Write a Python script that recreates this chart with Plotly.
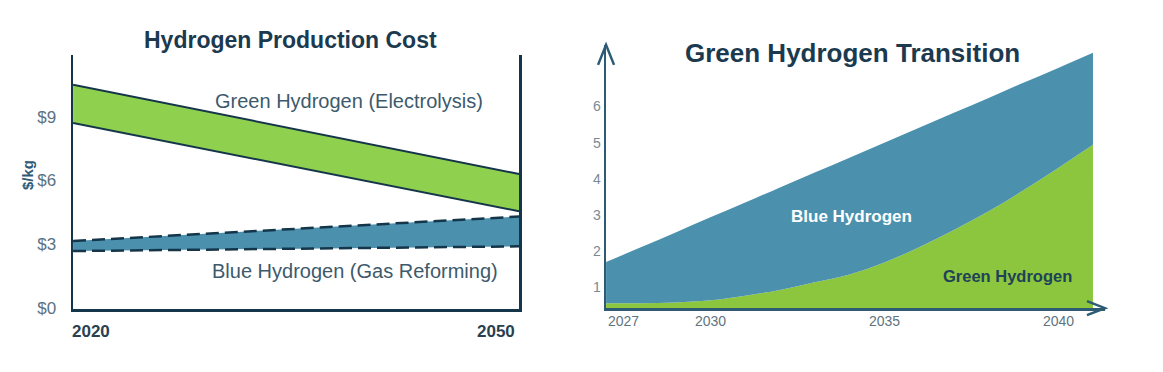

* * *

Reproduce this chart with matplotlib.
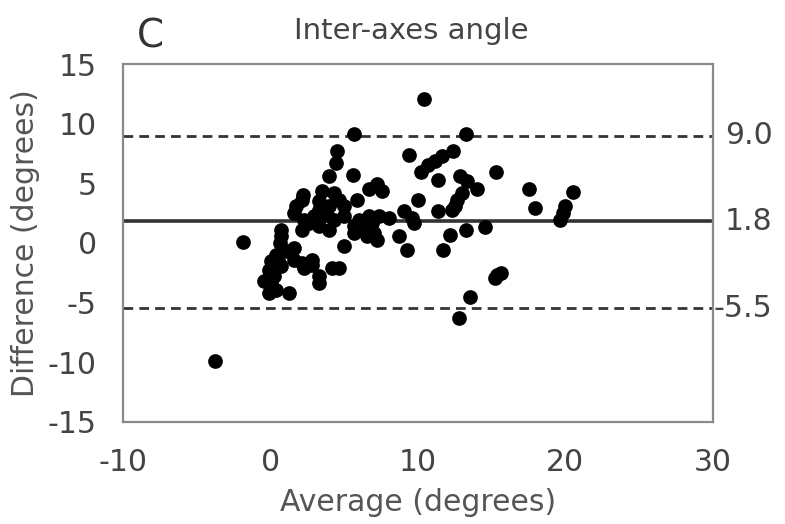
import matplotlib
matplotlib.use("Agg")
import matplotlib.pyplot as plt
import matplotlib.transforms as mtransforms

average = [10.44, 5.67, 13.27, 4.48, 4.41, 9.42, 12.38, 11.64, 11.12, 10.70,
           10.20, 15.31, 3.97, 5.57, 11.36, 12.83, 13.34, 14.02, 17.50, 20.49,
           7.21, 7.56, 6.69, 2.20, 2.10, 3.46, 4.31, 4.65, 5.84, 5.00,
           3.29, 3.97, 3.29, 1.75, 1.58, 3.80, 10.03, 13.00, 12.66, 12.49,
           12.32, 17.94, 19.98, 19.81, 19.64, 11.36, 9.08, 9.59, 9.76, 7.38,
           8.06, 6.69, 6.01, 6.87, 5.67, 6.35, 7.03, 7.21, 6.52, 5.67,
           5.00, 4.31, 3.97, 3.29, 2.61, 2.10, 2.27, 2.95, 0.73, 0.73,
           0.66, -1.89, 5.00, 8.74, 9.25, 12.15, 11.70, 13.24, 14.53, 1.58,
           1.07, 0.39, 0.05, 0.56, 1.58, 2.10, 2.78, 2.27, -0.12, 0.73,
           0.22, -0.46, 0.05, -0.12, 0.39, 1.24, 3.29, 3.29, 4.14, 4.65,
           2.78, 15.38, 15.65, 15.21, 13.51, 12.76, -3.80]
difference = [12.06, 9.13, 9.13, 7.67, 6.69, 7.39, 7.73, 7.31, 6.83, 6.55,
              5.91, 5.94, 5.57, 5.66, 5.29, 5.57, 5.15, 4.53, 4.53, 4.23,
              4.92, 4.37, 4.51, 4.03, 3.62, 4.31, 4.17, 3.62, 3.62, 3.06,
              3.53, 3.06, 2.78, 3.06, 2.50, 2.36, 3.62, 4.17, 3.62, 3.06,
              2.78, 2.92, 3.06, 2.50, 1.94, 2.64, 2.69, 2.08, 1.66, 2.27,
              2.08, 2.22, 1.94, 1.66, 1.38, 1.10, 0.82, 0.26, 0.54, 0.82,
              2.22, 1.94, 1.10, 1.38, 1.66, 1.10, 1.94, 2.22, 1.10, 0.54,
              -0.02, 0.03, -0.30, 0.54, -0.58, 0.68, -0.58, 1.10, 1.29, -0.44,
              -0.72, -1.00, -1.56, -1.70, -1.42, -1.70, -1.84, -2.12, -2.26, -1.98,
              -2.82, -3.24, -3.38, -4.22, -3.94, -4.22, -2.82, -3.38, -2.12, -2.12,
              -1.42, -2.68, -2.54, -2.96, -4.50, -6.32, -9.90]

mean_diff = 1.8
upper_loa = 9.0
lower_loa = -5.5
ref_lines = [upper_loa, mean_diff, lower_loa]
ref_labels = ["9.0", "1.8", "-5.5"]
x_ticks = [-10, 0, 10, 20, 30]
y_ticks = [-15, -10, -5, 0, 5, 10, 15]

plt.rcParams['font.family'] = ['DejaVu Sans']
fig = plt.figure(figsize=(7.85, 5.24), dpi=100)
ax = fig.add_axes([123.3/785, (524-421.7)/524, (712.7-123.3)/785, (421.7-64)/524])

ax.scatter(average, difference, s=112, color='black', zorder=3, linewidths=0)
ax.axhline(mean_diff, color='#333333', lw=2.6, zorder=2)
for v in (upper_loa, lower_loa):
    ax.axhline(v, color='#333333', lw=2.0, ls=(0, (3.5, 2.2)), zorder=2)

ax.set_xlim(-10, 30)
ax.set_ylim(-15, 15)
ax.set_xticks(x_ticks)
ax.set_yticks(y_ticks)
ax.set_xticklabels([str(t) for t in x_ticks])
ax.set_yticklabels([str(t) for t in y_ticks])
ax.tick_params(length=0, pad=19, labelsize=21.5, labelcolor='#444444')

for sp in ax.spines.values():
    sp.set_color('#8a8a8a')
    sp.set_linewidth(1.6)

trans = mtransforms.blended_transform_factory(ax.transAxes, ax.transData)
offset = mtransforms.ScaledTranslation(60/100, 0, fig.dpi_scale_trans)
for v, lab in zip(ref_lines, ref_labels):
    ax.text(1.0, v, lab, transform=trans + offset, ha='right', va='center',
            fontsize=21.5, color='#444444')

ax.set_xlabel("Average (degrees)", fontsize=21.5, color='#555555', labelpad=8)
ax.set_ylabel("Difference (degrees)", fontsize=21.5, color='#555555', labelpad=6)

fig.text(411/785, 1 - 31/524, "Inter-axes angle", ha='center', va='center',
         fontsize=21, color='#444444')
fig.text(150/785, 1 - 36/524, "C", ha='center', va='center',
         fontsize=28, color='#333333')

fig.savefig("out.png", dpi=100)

[EXERCISE REQUIREMENTS]: Which lines include "this"? Copy each of them out.

[ANSWER]:
Write a Python script that recreates this chart with Plotly.
Reproduce this chart with matplotlib.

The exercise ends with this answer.